DATA ROWS
○ ○ ○ ○ ○

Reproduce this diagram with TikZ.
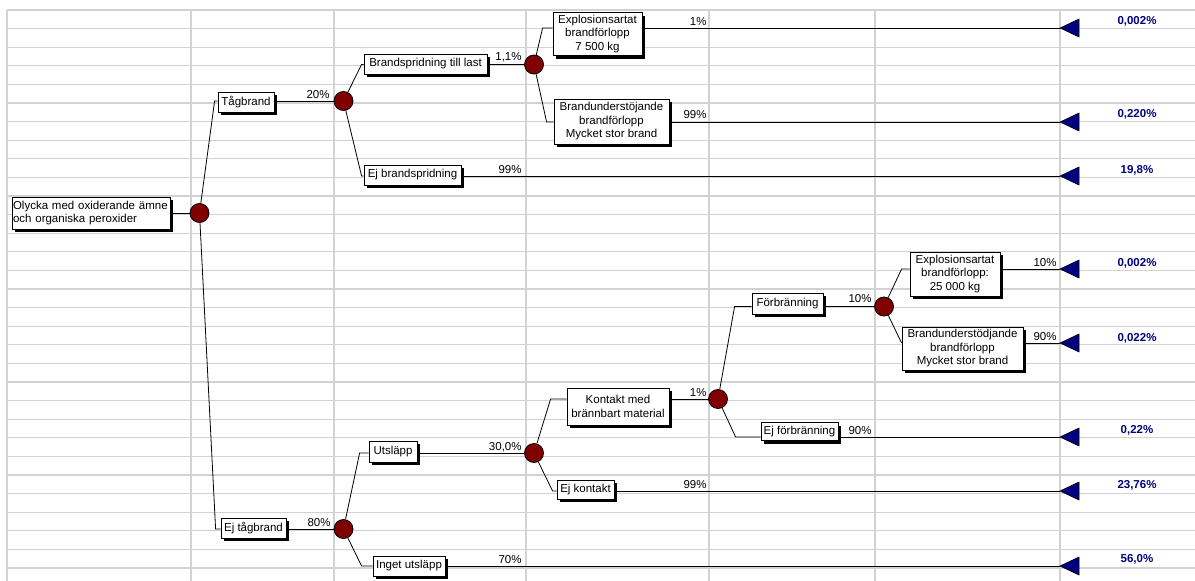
\documentclass[tikz,border=0pt]{standalone}
\usepackage{fontspec}
\setmainfont{Liberation Sans}
\usetikzlibrary{shadows}

\definecolor{eventred}{HTML}{800000}
\definecolor{endblue}{HTML}{000080}
\definecolor{gridgray}{HTML}{D2D2D2}
\newcommand\treefont{\fontsize{11.5}{13.5}\selectfont}

\tikzset{
  gridline/.style={gridgray, line width=1.3pt},
  event/.style={circle, draw, fill=eventred, minimum size=19pt, inner sep=0pt},
  outcome/.style={draw, fill=white, inner sep=1.5pt, align=center, font=\treefont,
    drop shadow={shadow xshift=3pt, shadow yshift=-3pt, fill=black, opacity=1}},
  prob/.style={font=\treefont, inner sep=0pt, anchor=base east},
  endmark/.style={draw, fill=endblue, line width=0.6pt},
  freq/.style={font=\treefont\bfseries, text=endblue, inner sep=0pt, anchor=base},
}

\begin{document}
\begin{tikzpicture}[x=1pt, y=-1pt, line width=0.8pt]
  \useasboundingbox (0,0) rectangle (1195,581);

  % spreadsheet grid
  \foreach \k in {0,...,30}
    \draw[gridline] (7,10+18.6*\k) -- (1195,10+18.6*\k);
  \foreach \x in {7,191,334,526,709,875,1060}
    \draw[gridline] (\x,10) -- (\x,581);

  % boxes
  \node[outcome, minimum width=158pt, minimum height=32pt, text width=156pt, inner sep=1pt, align=left] (root) at (91,213)
    {Olycka med oxiderande ämne\\och organiska peroxider};
  \node[outcome, minimum width=56pt, minimum height=20pt] (tag) at (246,102) {Tågbrand};
  \node[outcome, minimum width=65pt, minimum height=20pt] (ejtag) at (253.5,528) {Ej tågbrand};
  \node[outcome, minimum width=123pt, minimum height=20pt] (spridn) at (425.5,64) {Brandspridning till last};
  \node[outcome, minimum width=97pt, minimum height=20pt] (ejspridn) at (412.5,175) {Ej brandspridning};
  \node[outcome, minimum width=89pt, minimum height=43pt] (expl1) at (597.5,34)
    {Explosionsartat\\brandförlopp\\7 500 kg};
  \node[outcome, minimum width=115pt, minimum height=45pt] (brand1) at (611.5,121.5)
    {Brandunderstöjande\\brandförlopp\\Mycket stor brand};
  \node[outcome, minimum width=48pt, minimum height=21pt] (utslapp) at (393,451.5) {Utsläpp};
  \node[outcome, minimum width=72pt, minimum height=20pt] (inget) at (409,566) {Inget utsläpp};
  \node[outcome, minimum width=102pt, minimum height=37pt] (kontakt) at (618,406.5)
    {Kontakt med\\brännbart material};
  \node[outcome, minimum width=57pt, minimum height=19pt] (ejkontakt) at (585.5,489.5) {Ej kontakt};
  \node[outcome, minimum width=71pt, minimum height=21pt] (forbr) at (787.5,303.5) {Förbränning};
  \node[outcome, minimum width=77pt, minimum height=18pt] (ejforbr) at (799.5,431.5) {Ej förbränning};
  \node[outcome, minimum width=90pt, minimum height=44pt] (expl2) at (955,274)
    {Explosionsartat\\brandförlopp:\\25 000 kg};
  \node[outcome, minimum width=121pt, minimum height=43pt] (brand2) at (962.5,348.5)
    {Brandunderstödjande\\brandförlopp\\Mycket stor brand};

  % chance nodes
  \node[event] (c0) at (199.5,213) {};
  \node[event] (c1) at (343.5,101) {};
  \node[event] (c2) at (343.5,529) {};
  \node[event] (c3) at (534,64.5) {};
  \node[event] (c4) at (534,453) {};
  \node[event] (c5) at (718,399) {};
  \node[event] (c6) at (884,306.5) {};

  % end points
  \coordinate (t1) at (1060,28);
  \coordinate (t2) at (1060,122);
  \coordinate (t3) at (1060,176);
  \coordinate (t4) at (1060,269);
  \coordinate (t5) at (1060,343);
  \coordinate (t6) at (1060,437);
  \coordinate (t7) at (1060,491);
  \coordinate (t8) at (1060,566);

  % branches
  \draw (root.east |- c0) -- (c0);
  \draw (c0) -- ([xshift=-3pt]tag.west |- c1) -- (tag.west |- c1);
  \draw (c0) -- ([xshift=-5pt]ejtag.west |- c2) -- (ejtag.west |- c2);
  \draw (tag.east |- c1) -- (c1);
  \draw (ejtag.east |- c2) -- (c2);
  \draw (c1) -- ([xshift=-2pt]spridn.west |- c3) -- (spridn.west |- c3);
  \draw (c1) -- ([xshift=-2pt]ejspridn.west |- t3) -- (ejspridn.west |- t3);
  \draw (spridn.east |- c3) -- (c3);
  \draw (ejspridn.east |- t3) -- (t3);
  \draw (c3) -- ([xshift=-10pt]expl1.west |- t1) -- (expl1.west |- t1);
  \draw (c3) -- ([xshift=-7pt]brand1.west |- t2) -- (brand1.west |- t2);
  \draw (expl1.east |- t1) -- (t1);
  \draw (brand1.east |- t2) -- (t2);
  \draw (c2) -- ([xshift=-9pt]utslapp.west |- c4) -- (utslapp.west |- c4);
  \draw (c2) -- ([xshift=-11pt]inget.west |- t8) -- (inget.west |- t8);
  \draw (utslapp.east |- c4) -- (c4);
  \draw (inget.east |- t8) -- (t8);
  \draw (c4) -- ([xshift=-16pt]kontakt.west |- c5) -- (kontakt.west |- c5);
  \draw (c4) -- ([xshift=-4pt]ejkontakt.west |- t7) -- (ejkontakt.west |- t7);
  \draw (kontakt.east |- c5) -- (c5);
  \draw (ejkontakt.east |- t7) -- (t7);
  \draw (c5) -- ([xshift=-17pt]forbr.west |- c6) -- (forbr.west |- c6);
  \draw (c5) -- ([xshift=-25pt]ejforbr.west |- t6) -- (ejforbr.west |- t6);
  \draw (forbr.east |- c6) -- (c6);
  \draw (ejforbr.east |- t6) -- (t6);
  \draw (c6) -- ([xshift=-8pt]expl2.west |- t4) -- (expl2.west |- t4);
  \draw (c6) -- (brand2.west |- t5);
  \draw (expl2.east |- t4) -- (t4);
  \draw (brand2.east |- t5) -- (t5);

  % end triangles
  \foreach \t in {t1,t2,t3,t4,t5,t6,t7,t8}
    \draw[endmark] (\t) -- ++(19,-9) -- ++(0,18) -- cycle;

  % probabilities
  \node[prob] at (330,98) {20\%};
  \node[prob] at (331,526) {80\%};
  \node[prob] at (522,60) {1,1\%};
  \node[prob] at (522,173) {99\%};
  \node[prob] at (522,450) {30,0\%};
  \node[prob] at (522,563) {70\%};
  \node[prob] at (707,25) {1\%};
  \node[prob] at (707,118) {99\%};
  \node[prob] at (707,396) {1\%};
  \node[prob] at (707,488) {99\%};
  \node[prob] at (872,302) {10\%};
  \node[prob] at (872,434) {90\%};
  \node[prob] at (1057,266) {10\%};
  \node[prob] at (1057,340) {90\%};

  % outcome frequencies
  \node[freq] at (1137,24) {0,002\%};
  \node[freq] at (1137,117) {0,220\%};
  \node[freq] at (1137,173) {19,8\%};
  \node[freq] at (1137,266) {0,002\%};
  \node[freq] at (1137,341) {0,022\%};
  \node[freq] at (1137,433) {0,22\%};
  \node[freq] at (1137,488) {23,76\%};
  \node[freq] at (1137,562) {56,0\%};
\end{tikzpicture}
\end{document}
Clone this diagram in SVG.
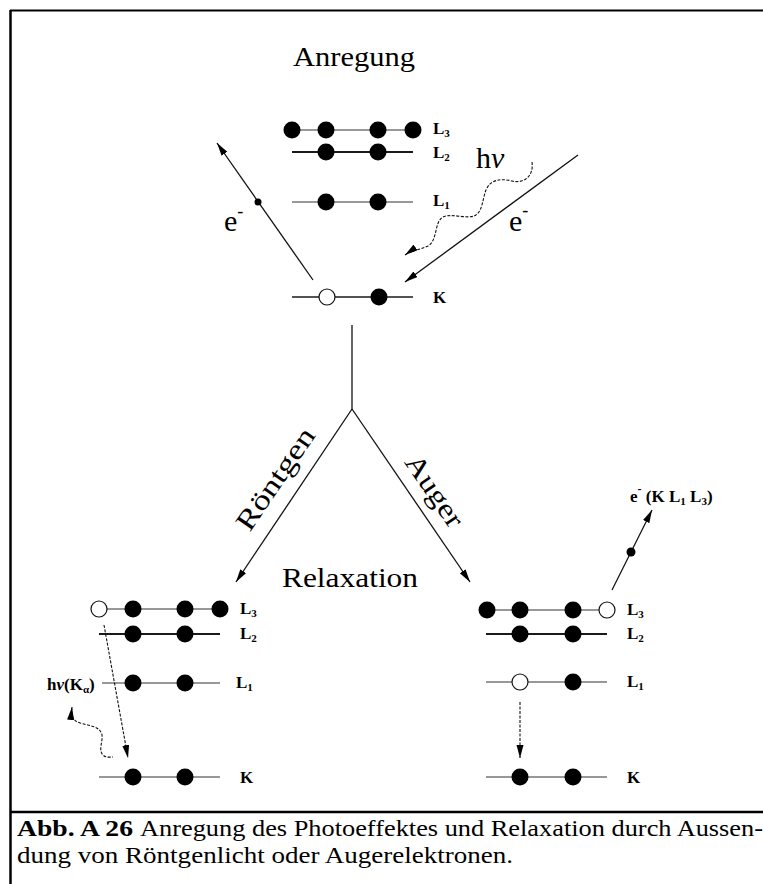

○ ○ ○ ○ ○

DIRECTIVE
Word for word, quote the lines above. Omit the pictures.

SOLUTION TO THE EXERCISE
Reproduce this diagram with TikZ.
\documentclass[tikz,border=0pt]{standalone}
\usepackage{fontspec}
\setmainfont{Liberation Sans}
\usetikzlibrary{shadows}

\definecolor{eventred}{HTML}{800000}
\definecolor{endblue}{HTML}{000080}
\definecolor{gridgray}{HTML}{D2D2D2}
\newcommand\treefont{\fontsize{11.5}{13.5}\selectfont}

\tikzset{
  gridline/.style={gridgray, line width=1.3pt},
  event/.style={circle, draw, fill=eventred, minimum size=19pt, inner sep=0pt},
  outcome/.style={draw, fill=white, inner sep=1.5pt, align=center, font=\treefont,
    drop shadow={shadow xshift=3pt, shadow yshift=-3pt, fill=black, opacity=1}},
  prob/.style={font=\treefont, inner sep=0pt, anchor=base east},
  endmark/.style={draw, fill=endblue, line width=0.6pt},
  freq/.style={font=\treefont\bfseries, text=endblue, inner sep=0pt, anchor=base},
}

\begin{document}
\begin{tikzpicture}[x=1pt, y=-1pt, line width=0.8pt]
  \useasboundingbox (0,0) rectangle (1195,581);

  % spreadsheet grid
  \foreach \k in {0,...,30}
    \draw[gridline] (7,10+18.6*\k) -- (1195,10+18.6*\k);
  \foreach \x in {7,191,334,526,709,875,1060}
    \draw[gridline] (\x,10) -- (\x,581);

  % boxes
  \node[outcome, minimum width=158pt, minimum height=32pt, text width=156pt, inner sep=1pt, align=left] (root) at (91,213)
    {Olycka med oxiderande ämne\\och organiska peroxider};
  \node[outcome, minimum width=56pt, minimum height=20pt] (tag) at (246,102) {Tågbrand};
  \node[outcome, minimum width=65pt, minimum height=20pt] (ejtag) at (253.5,528) {Ej tågbrand};
  \node[outcome, minimum width=123pt, minimum height=20pt] (spridn) at (425.5,64) {Brandspridning till last};
  \node[outcome, minimum width=97pt, minimum height=20pt] (ejspridn) at (412.5,175) {Ej brandspridning};
  \node[outcome, minimum width=89pt, minimum height=43pt] (expl1) at (597.5,34)
    {Explosionsartat\\brandförlopp\\7 500 kg};
  \node[outcome, minimum width=115pt, minimum height=45pt] (brand1) at (611.5,121.5)
    {Brandunderstöjande\\brandförlopp\\Mycket stor brand};
  \node[outcome, minimum width=48pt, minimum height=21pt] (utslapp) at (393,451.5) {Utsläpp};
  \node[outcome, minimum width=72pt, minimum height=20pt] (inget) at (409,566) {Inget utsläpp};
  \node[outcome, minimum width=102pt, minimum height=37pt] (kontakt) at (618,406.5)
    {Kontakt med\\brännbart material};
  \node[outcome, minimum width=57pt, minimum height=19pt] (ejkontakt) at (585.5,489.5) {Ej kontakt};
  \node[outcome, minimum width=71pt, minimum height=21pt] (forbr) at (787.5,303.5) {Förbränning};
  \node[outcome, minimum width=77pt, minimum height=18pt] (ejforbr) at (799.5,431.5) {Ej förbränning};
  \node[outcome, minimum width=90pt, minimum height=44pt] (expl2) at (955,274)
    {Explosionsartat\\brandförlopp:\\25 000 kg};
  \node[outcome, minimum width=121pt, minimum height=43pt] (brand2) at (962.5,348.5)
    {Brandunderstödjande\\brandförlopp\\Mycket stor brand};

  % chance nodes
  \node[event] (c0) at (199.5,213) {};
  \node[event] (c1) at (343.5,101) {};
  \node[event] (c2) at (343.5,529) {};
  \node[event] (c3) at (534,64.5) {};
  \node[event] (c4) at (534,453) {};
  \node[event] (c5) at (718,399) {};
  \node[event] (c6) at (884,306.5) {};

  % end points
  \coordinate (t1) at (1060,28);
  \coordinate (t2) at (1060,122);
  \coordinate (t3) at (1060,176);
  \coordinate (t4) at (1060,269);
  \coordinate (t5) at (1060,343);
  \coordinate (t6) at (1060,437);
  \coordinate (t7) at (1060,491);
  \coordinate (t8) at (1060,566);

  % branches
  \draw (root.east |- c0) -- (c0);
  \draw (c0) -- ([xshift=-3pt]tag.west |- c1) -- (tag.west |- c1);
  \draw (c0) -- ([xshift=-5pt]ejtag.west |- c2) -- (ejtag.west |- c2);
  \draw (tag.east |- c1) -- (c1);
  \draw (ejtag.east |- c2) -- (c2);
  \draw (c1) -- ([xshift=-2pt]spridn.west |- c3) -- (spridn.west |- c3);
  \draw (c1) -- ([xshift=-2pt]ejspridn.west |- t3) -- (ejspridn.west |- t3);
  \draw (spridn.east |- c3) -- (c3);
  \draw (ejspridn.east |- t3) -- (t3);
  \draw (c3) -- ([xshift=-10pt]expl1.west |- t1) -- (expl1.west |- t1);
  \draw (c3) -- ([xshift=-7pt]brand1.west |- t2) -- (brand1.west |- t2);
  \draw (expl1.east |- t1) -- (t1);
  \draw (brand1.east |- t2) -- (t2);
  \draw (c2) -- ([xshift=-9pt]utslapp.west |- c4) -- (utslapp.west |- c4);
  \draw (c2) -- ([xshift=-11pt]inget.west |- t8) -- (inget.west |- t8);
  \draw (utslapp.east |- c4) -- (c4);
  \draw (inget.east |- t8) -- (t8);
  \draw (c4) -- ([xshift=-16pt]kontakt.west |- c5) -- (kontakt.west |- c5);
  \draw (c4) -- ([xshift=-4pt]ejkontakt.west |- t7) -- (ejkontakt.west |- t7);
  \draw (kontakt.east |- c5) -- (c5);
  \draw (ejkontakt.east |- t7) -- (t7);
  \draw (c5) -- ([xshift=-17pt]forbr.west |- c6) -- (forbr.west |- c6);
  \draw (c5) -- ([xshift=-25pt]ejforbr.west |- t6) -- (ejforbr.west |- t6);
  \draw (forbr.east |- c6) -- (c6);
  \draw (ejforbr.east |- t6) -- (t6);
  \draw (c6) -- ([xshift=-8pt]expl2.west |- t4) -- (expl2.west |- t4);
  \draw (c6) -- (brand2.west |- t5);
  \draw (expl2.east |- t4) -- (t4);
  \draw (brand2.east |- t5) -- (t5);

  % end triangles
  \foreach \t in {t1,t2,t3,t4,t5,t6,t7,t8}
    \draw[endmark] (\t) -- ++(19,-9) -- ++(0,18) -- cycle;

  % probabilities
  \node[prob] at (330,98) {20\%};
  \node[prob] at (331,526) {80\%};
  \node[prob] at (522,60) {1,1\%};
  \node[prob] at (522,173) {99\%};
  \node[prob] at (522,450) {30,0\%};
  \node[prob] at (522,563) {70\%};
  \node[prob] at (707,25) {1\%};
  \node[prob] at (707,118) {99\%};
  \node[prob] at (707,396) {1\%};
  \node[prob] at (707,488) {99\%};
  \node[prob] at (872,302) {10\%};
  \node[prob] at (872,434) {90\%};
  \node[prob] at (1057,266) {10\%};
  \node[prob] at (1057,340) {90\%};

  % outcome frequencies
  \node[freq] at (1137,24) {0,002\%};
  \node[freq] at (1137,117) {0,220\%};
  \node[freq] at (1137,173) {19,8\%};
  \node[freq] at (1137,266) {0,002\%};
  \node[freq] at (1137,341) {0,022\%};
  \node[freq] at (1137,433) {0,22\%};
  \node[freq] at (1137,488) {23,76\%};
  \node[freq] at (1137,562) {56,0\%};
\end{tikzpicture}
\end{document}
Clone this diagram in SVG.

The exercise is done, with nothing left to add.